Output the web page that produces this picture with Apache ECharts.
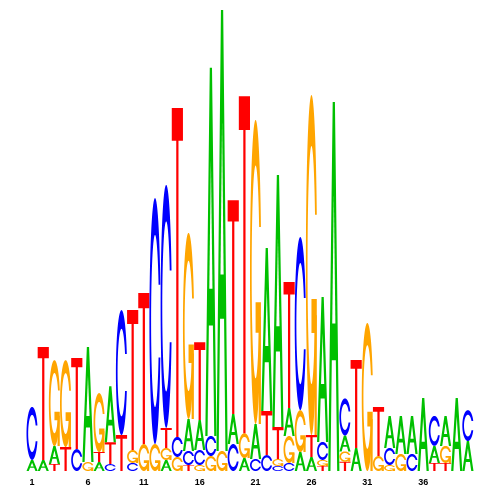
<!DOCTYPE html>
<html><head><meta charset="utf-8">
<script src="https://cdn.jsdelivr.net/npm/echarts@6/dist/echarts.min.js"></script>
<style>html,body{margin:0;padding:0;background:#fff}#c{width:500px;height:500px}</style>
</head><body><div id="c"></div>
<script>
// Sequence positions (x categories)
const positions = ['1','2','3','4','5','6','7','8','9','10','11','12','13','14','15','16','17','18','19','20',
                   '21','22','23','24','25','26','27','28','29','30','31','32','33','34','35','36','37','38','39','40'];
// Letter heights in bits, one value per position
const A = [0.048,0.048,0.078,0,0,0.499,0.039,0.243,0,0,0,0,0.048,0,0.139,0.130,1.597,1.913,0.130,0.056,
           0.152,0.707,1.093,0.121,0.082,0.061,0.629,1.601,0.069,0.100,0,0,0.139,0.165,0.165,0.317,0.074,0.130,0.317,0.130];
const C = [0.230,0,0,0,0.095,0,0,0.030,0.542,0.035,0,1.067,1.054,0.087,0.061,0.065,0.087,0,0.117,0,
           0.052,0.069,0.022,0.035,0.751,0,0.078,0,0.161,0,0,0,0.074,0,0.074,0,0.130,0,0,0.134];
const G = [0,0,0.373,0.377,0,0.039,0.256,0,0,0.056,0.117,0.117,0.052,0.061,0.807,0.026,0.065,0.087,0,0.108,
           1.319,0,0.030,0.117,0.182,1.475,0.026,0,0.045,0,0.642,0.065,0.026,0.074,0,0,0,0.074,0,0];
const T = [0,0.490,0.030,0.104,0.395,0,0.043,0.095,0.156,0.607,0.655,0,0.087,1.427,0.026,0.338,0,0,0.928,1.462,
           0,0.191,0.139,0.547,0,0.095,0.022,0,0.040,0.382,0,0.213,0,0,0,0,0.035,0.035,0,0];
const letters = ['A','C','G','T'];
const colors = {A:'#00C000', C:'#0000FF', G:'#FFA500', T:'#FF0000'};

// ---- letter outlines in a unit box (y up), seqLogo style ----
function linspace(a,b,n){const r=[];for(let i=0;i<n;i++)r.push(a+(b-a)*i/(n-1));return r;}
function ringPts(){
  const a1=linspace(0.3+Math.PI/2,Math.PI,100), a2=linspace(Math.PI,1.5*Math.PI,100);
  const xl1=a1.map(a=>0.5+0.5*Math.sin(a)), yl1=a1.map(a=>0.5+0.5*Math.cos(a));
  const xl2=a2.map(a=>0.5+0.5*Math.sin(a)), yl2=a2.map(a=>0.5+0.5*Math.cos(a));
  const xl=xl1.concat(xl2), yl=yl1.concat(yl2);
  let x=xl.concat(xl.slice().reverse()), y=yl.concat(yl.slice().reverse().map(v=>1-v));
  const maxY=Math.max(...yl1);
  let xi1=a1.map(a=>0.5+0.35*Math.sin(a)), yi1=a1.map(a=>0.5+0.35*Math.cos(a));
  const keep=yi1.map(v=>v<=maxY);
  xi1=xi1.filter((v,k)=>keep[k]); yi1=yi1.filter((v,k)=>keep[k]); yi1[0]=maxY;
  const xi2=a2.map(a=>0.5+0.35*Math.sin(a)), yi2=a2.map(a=>0.5+0.35*Math.cos(a));
  const xi=xi1.concat(xi2), yi=yi1.concat(yi2);
  const x1=xi.concat(xi.slice().reverse()), y1=yi.concat(yi.slice().reverse().map(v=>1-v));
  x=x.concat(x1.slice().reverse()); y=y.concat(y1.slice().reverse());
  return {pts:x.map((v,k)=>[v,y[k]]), r1:Math.max(...xl1)};
}
const ring=ringPts();
const r1=ring.r1, h1=0.4;
const shapes={
  A:[{p:[[0,0],[.4,1],[.6,1],[1,0],[.8,0],[.68,.3],[.32,.3],[.2,0]],f:'A'},
     {p:[[.36,.4],[.5,.75],[.64,.4]],f:'#ffffff'}],
  C:[{p:ring.pts,f:'C'}],
  G:[{p:ring.pts,f:'G'},
     {p:[[r1,h1],[.5,h1],[.5,h1-.1],[r1-.2,h1-.1],[r1-.2,0],[r1,0]],f:'G'}],
  T:[{p:[[0,1],[1,1],[1,.9],[.6,.9],[.6,0],[.4,0],[.4,.9],[0,.9]],f:'T'}]
};

const data=positions.map((p,i)=>[i,A[i],C[i],G[i],T[i]]);

function renderItem(params, api){
  const i=api.value(0);
  const vals=letters.map((L,k)=>({L,h:api.value(k+1)})).filter(o=>o.h>0);
  vals.sort((a,b)=>a.h-b.h);
  const w=api.size([1,0])[0];
  const children=[];
  let base=0;
  for(const o of vals){
    const pb=api.coord([i,base]), pt=api.coord([i,base+o.h]);
    const x0=pb[0]-w/2, yb=pb[1], ht=pb[1]-pt[1];
    for(const s of shapes[o.L]){
      children.push({type:'polygon',
        shape:{points:s.p.map(q=>[x0+q[0]*w, yb-q[1]*ht])},
        style:{fill: s.f.length===1?colors[s.f]:s.f, stroke:null}});
    }
    base+=o.h;
  }
  return {type:'group',children};
}

const chart=echarts.init(document.getElementById('c'),null,{renderer:'canvas'});
chart.setOption({
  animation:false,
  backgroundColor:'#ffffff',
  grid:{left:26.5,right:26.5,top:10,bottom:29},
  xAxis:{type:'category',data:positions,boundaryGap:true,
    axisLine:{show:false},axisTick:{show:false},splitLine:{show:false},
    axisLabel:{interval:(idx)=>idx%5===0,fontSize:9,fontWeight:'bold',
      fontFamily:'Liberation Sans, Arial, sans-serif',color:'#000',margin:7}},
  yAxis:{type:'value',min:0,max:2,show:false},
  series:[{type:'custom',renderItem,data,encode:{x:0,y:[1,2,3,4]},clip:false}]
});
</script></body></html>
+-------+
- PROBLEM: Output an exact copy of the material, with the pictures removed.

- ANSWER TO THE TASK:
Output the web page that produces this picture with Apache ECharts.
<!DOCTYPE html>
<html><head><meta charset="utf-8">
<script src="https://cdn.jsdelivr.net/npm/echarts@6/dist/echarts.min.js"></script>
<style>html,body{margin:0;padding:0;background:#fff}#c{width:500px;height:500px}</style>
</head><body><div id="c"></div>
<script>
// Sequence positions (x categories)
const positions = ['1','2','3','4','5','6','7','8','9','10','11','12','13','14','15','16','17','18','19','20',
                   '21','22','23','24','25','26','27','28','29','30','31','32','33','34','35','36','37','38','39','40'];
// Letter heights in bits, one value per position
const A = [0.048,0.048,0.078,0,0,0.499,0.039,0.243,0,0,0,0,0.048,0,0.139,0.130,1.597,1.913,0.130,0.056,
           0.152,0.707,1.093,0.121,0.082,0.061,0.629,1.601,0.069,0.100,0,0,0.139,0.165,0.165,0.317,0.074,0.130,0.317,0.130];
const C = [0.230,0,0,0,0.095,0,0,0.030,0.542,0.035,0,1.067,1.054,0.087,0.061,0.065,0.087,0,0.117,0,
           0.052,0.069,0.022,0.035,0.751,0,0.078,0,0.161,0,0,0,0.074,0,0.074,0,0.130,0,0,0.134];
const G = [0,0,0.373,0.377,0,0.039,0.256,0,0,0.056,0.117,0.117,0.052,0.061,0.807,0.026,0.065,0.087,0,0.108,
           1.319,0,0.030,0.117,0.182,1.475,0.026,0,0.045,0,0.642,0.065,0.026,0.074,0,0,0,0.074,0,0];
const T = [0,0.490,0.030,0.104,0.395,0,0.043,0.095,0.156,0.607,0.655,0,0.087,1.427,0.026,0.338,0,0,0.928,1.462,
           0,0.191,0.139,0.547,0,0.095,0.022,0,0.040,0.382,0,0.213,0,0,0,0,0.035,0.035,0,0];
const letters = ['A','C','G','T'];
const colors = {A:'#00C000', C:'#0000FF', G:'#FFA500', T:'#FF0000'};

// ---- letter outlines in a unit box (y up), seqLogo style ----
function linspace(a,b,n){const r=[];for(let i=0;i<n;i++)r.push(a+(b-a)*i/(n-1));return r;}
function ringPts(){
  const a1=linspace(0.3+Math.PI/2,Math.PI,100), a2=linspace(Math.PI,1.5*Math.PI,100);
  const xl1=a1.map(a=>0.5+0.5*Math.sin(a)), yl1=a1.map(a=>0.5+0.5*Math.cos(a));
  const xl2=a2.map(a=>0.5+0.5*Math.sin(a)), yl2=a2.map(a=>0.5+0.5*Math.cos(a));
  const xl=xl1.concat(xl2), yl=yl1.concat(yl2);
  let x=xl.concat(xl.slice().reverse()), y=yl.concat(yl.slice().reverse().map(v=>1-v));
  const maxY=Math.max(...yl1);
  let xi1=a1.map(a=>0.5+0.35*Math.sin(a)), yi1=a1.map(a=>0.5+0.35*Math.cos(a));
  const keep=yi1.map(v=>v<=maxY);
  xi1=xi1.filter((v,k)=>keep[k]); yi1=yi1.filter((v,k)=>keep[k]); yi1[0]=maxY;
  const xi2=a2.map(a=>0.5+0.35*Math.sin(a)), yi2=a2.map(a=>0.5+0.35*Math.cos(a));
  const xi=xi1.concat(xi2), yi=yi1.concat(yi2);
  const x1=xi.concat(xi.slice().reverse()), y1=yi.concat(yi.slice().reverse().map(v=>1-v));
  x=x.concat(x1.slice().reverse()); y=y.concat(y1.slice().reverse());
  return {pts:x.map((v,k)=>[v,y[k]]), r1:Math.max(...xl1)};
}
const ring=ringPts();
const r1=ring.r1, h1=0.4;
const shapes={
  A:[{p:[[0,0],[.4,1],[.6,1],[1,0],[.8,0],[.68,.3],[.32,.3],[.2,0]],f:'A'},
     {p:[[.36,.4],[.5,.75],[.64,.4]],f:'#ffffff'}],
  C:[{p:ring.pts,f:'C'}],
  G:[{p:ring.pts,f:'G'},
     {p:[[r1,h1],[.5,h1],[.5,h1-.1],[r1-.2,h1-.1],[r1-.2,0],[r1,0]],f:'G'}],
  T:[{p:[[0,1],[1,1],[1,.9],[.6,.9],[.6,0],[.4,0],[.4,.9],[0,.9]],f:'T'}]
};

const data=positions.map((p,i)=>[i,A[i],C[i],G[i],T[i]]);

function renderItem(params, api){
  const i=api.value(0);
  const vals=letters.map((L,k)=>({L,h:api.value(k+1)})).filter(o=>o.h>0);
  vals.sort((a,b)=>a.h-b.h);
  const w=api.size([1,0])[0];
  const children=[];
  let base=0;
  for(const o of vals){
    const pb=api.coord([i,base]), pt=api.coord([i,base+o.h]);
    const x0=pb[0]-w/2, yb=pb[1], ht=pb[1]-pt[1];
    for(const s of shapes[o.L]){
      children.push({type:'polygon',
        shape:{points:s.p.map(q=>[x0+q[0]*w, yb-q[1]*ht])},
        style:{fill: s.f.length===1?colors[s.f]:s.f, stroke:null}});
    }
    base+=o.h;
  }
  return {type:'group',children};
}

const chart=echarts.init(document.getElementById('c'),null,{renderer:'canvas'});
chart.setOption({
  animation:false,
  backgroundColor:'#ffffff',
  grid:{left:26.5,right:26.5,top:10,bottom:29},
  xAxis:{type:'category',data:positions,boundaryGap:true,
    axisLine:{show:false},axisTick:{show:false},splitLine:{show:false},
    axisLabel:{interval:(idx)=>idx%5===0,fontSize:9,fontWeight:'bold',
      fontFamily:'Liberation Sans, Arial, sans-serif',color:'#000',margin:7}},
  yAxis:{type:'value',min:0,max:2,show:false},
  series:[{type:'custom',renderItem,data,encode:{x:0,y:[1,2,3,4]},clip:false}]
});
</script></body></html>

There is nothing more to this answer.